Lean and Howard Hughes weren't the only difficult people Simmons has worked for. What of Kirk Douglas and Burt Lancaster notoriously difficult producers and Stanley Kubrick? 'I don't know where all these rumours come from, ' she said. 'I didn't find Kirk (producer and star of Spartacus) difficult at all. He is a hard worker and expects the best of everybody else, but he is just as tough on himself. I thought he was wonderful to work with. And Stanley Kubrick was just like a shy, little boy on the set (he was then just over 30). But he had already made Paths of Glory, which was brilliant. Burt Lancaster (on Gantry) was wonderful to work with. I think these stories get about because they expect the best, and people who get criticised for not doing their job properly spread rumours.

'Working on Elmer Gantry with Richard was wonderful.
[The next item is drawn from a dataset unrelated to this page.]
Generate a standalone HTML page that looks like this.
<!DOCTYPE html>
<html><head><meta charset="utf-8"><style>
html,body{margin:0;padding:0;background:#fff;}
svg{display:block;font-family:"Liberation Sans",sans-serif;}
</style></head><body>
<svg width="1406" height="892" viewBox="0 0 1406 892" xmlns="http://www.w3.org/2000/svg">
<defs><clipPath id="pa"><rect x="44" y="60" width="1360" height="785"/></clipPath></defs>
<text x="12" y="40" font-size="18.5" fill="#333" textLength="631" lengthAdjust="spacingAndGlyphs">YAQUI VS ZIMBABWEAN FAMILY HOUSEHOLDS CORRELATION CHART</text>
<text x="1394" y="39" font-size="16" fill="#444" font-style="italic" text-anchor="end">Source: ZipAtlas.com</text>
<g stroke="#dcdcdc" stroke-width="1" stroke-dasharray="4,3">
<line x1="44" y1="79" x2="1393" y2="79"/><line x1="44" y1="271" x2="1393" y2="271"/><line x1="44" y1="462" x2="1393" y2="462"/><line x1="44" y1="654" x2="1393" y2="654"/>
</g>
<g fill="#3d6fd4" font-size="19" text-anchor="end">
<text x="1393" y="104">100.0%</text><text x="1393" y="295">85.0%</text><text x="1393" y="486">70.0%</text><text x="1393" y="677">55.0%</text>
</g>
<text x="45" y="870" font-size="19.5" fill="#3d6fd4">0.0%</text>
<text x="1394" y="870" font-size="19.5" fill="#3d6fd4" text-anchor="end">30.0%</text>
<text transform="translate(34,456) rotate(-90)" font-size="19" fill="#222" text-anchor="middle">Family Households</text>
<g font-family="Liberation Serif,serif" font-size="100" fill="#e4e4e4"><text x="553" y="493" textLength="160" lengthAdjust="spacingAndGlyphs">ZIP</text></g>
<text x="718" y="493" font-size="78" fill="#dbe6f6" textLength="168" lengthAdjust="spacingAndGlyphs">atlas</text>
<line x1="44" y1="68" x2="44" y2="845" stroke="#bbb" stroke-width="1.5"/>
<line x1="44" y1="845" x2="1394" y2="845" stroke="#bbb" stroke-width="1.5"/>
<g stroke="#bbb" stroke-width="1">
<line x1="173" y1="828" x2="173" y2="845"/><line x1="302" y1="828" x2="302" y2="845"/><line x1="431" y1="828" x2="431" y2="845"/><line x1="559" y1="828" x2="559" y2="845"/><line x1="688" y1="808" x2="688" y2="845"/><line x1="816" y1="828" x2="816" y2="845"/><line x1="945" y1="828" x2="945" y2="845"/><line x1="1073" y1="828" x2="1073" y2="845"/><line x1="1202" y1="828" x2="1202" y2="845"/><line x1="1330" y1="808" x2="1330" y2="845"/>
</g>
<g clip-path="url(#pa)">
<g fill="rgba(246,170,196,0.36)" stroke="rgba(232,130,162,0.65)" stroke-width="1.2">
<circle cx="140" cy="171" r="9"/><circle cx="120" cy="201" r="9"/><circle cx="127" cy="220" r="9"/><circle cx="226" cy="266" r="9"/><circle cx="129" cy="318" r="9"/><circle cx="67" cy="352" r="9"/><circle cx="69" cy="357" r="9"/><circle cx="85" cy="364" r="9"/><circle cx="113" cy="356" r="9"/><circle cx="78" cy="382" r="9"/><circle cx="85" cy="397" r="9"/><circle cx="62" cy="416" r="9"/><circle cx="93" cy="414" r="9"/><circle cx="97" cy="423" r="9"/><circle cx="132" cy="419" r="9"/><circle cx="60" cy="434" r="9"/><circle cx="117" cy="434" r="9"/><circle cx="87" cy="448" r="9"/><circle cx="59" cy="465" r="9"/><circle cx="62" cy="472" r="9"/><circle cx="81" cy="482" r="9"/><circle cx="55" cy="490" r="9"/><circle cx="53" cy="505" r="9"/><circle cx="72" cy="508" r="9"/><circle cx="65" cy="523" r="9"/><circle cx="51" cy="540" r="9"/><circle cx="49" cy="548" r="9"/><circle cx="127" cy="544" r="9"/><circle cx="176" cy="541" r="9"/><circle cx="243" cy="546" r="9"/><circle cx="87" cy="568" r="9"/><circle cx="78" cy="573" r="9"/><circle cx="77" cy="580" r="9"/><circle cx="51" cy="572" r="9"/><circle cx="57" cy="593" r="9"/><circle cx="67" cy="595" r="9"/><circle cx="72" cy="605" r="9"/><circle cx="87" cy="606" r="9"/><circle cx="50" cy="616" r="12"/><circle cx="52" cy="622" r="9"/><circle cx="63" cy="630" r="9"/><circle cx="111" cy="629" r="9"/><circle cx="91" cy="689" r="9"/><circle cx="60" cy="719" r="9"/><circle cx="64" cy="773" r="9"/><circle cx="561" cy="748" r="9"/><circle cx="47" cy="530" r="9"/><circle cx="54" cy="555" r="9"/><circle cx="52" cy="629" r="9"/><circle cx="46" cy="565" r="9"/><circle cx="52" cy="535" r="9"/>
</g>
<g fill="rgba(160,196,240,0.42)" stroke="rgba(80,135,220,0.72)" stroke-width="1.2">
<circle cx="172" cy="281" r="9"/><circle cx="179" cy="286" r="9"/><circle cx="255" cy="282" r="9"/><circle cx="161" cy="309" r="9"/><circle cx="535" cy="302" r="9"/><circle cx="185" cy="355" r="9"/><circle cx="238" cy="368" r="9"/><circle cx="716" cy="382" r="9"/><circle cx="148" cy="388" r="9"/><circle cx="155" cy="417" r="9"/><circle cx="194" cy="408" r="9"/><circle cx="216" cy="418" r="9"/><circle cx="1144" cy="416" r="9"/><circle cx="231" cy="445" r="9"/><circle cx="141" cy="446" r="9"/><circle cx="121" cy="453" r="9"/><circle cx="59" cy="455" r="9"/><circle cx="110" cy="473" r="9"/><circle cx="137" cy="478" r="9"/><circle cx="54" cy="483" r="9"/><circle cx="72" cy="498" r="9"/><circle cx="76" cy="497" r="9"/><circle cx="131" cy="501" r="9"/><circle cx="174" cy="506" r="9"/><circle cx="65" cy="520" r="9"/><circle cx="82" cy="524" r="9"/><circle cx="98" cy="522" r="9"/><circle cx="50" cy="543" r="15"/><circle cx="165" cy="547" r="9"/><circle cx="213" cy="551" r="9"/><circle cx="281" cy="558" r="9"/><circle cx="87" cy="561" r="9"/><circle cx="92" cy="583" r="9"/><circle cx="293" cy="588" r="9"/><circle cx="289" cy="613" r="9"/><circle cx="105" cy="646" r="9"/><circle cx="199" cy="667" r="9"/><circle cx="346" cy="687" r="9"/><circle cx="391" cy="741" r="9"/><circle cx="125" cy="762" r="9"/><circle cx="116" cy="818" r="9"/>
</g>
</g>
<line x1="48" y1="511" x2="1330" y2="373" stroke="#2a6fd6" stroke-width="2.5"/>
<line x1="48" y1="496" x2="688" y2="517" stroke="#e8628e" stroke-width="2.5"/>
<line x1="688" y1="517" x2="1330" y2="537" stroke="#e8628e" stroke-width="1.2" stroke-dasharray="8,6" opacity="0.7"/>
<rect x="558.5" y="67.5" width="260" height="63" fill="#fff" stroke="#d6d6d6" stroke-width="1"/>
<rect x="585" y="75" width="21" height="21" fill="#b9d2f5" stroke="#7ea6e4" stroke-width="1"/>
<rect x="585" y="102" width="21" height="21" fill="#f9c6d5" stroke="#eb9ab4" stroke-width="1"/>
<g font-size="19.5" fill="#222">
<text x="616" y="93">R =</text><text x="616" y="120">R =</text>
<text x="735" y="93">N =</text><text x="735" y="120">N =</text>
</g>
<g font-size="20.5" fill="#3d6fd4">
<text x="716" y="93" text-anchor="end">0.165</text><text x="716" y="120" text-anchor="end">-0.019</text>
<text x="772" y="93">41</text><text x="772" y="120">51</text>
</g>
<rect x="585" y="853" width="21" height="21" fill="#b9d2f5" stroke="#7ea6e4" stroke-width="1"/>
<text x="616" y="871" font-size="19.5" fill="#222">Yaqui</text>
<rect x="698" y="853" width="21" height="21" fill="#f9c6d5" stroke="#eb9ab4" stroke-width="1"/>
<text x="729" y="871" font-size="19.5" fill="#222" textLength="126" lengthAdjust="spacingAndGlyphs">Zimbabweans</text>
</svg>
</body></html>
We fell in love, of course, and he is my favourite director. We divorced after 17 years but we remained good chums and spoke to each other on the phone nearly every day until he died (in 1992).'

Simmons still works occasionally. She won't be at the London Film Festival showing of the restored Great Expectations at the NFT tomorrow as she is preparing to work on a new film with Ernest Borgnine, directed by Delbert Mann (the veteran director best known for the Oscar-winning Marty, also with Borgnine.) 'Just a gentle film about a widow and a widower who find each other,' she said.

I told her that I remembered 'in a very early film, The Way to the Stars, a little girl comes out and sings 'Let him go let him tarry/Let him sink or let him swim"

'Oh my God!' Jean Simmons shouted. 'It was me! Arms akimbo, singing, 'He doesn't care for me/And I don't care for him!' Arms akimbo!'

It was a full minute before her fit of laughing subsided. Great Expectations is showing at the NFT tomorrow at 4.15pm. It will also be screened on Carlton Cinema on December 17 at 5pm.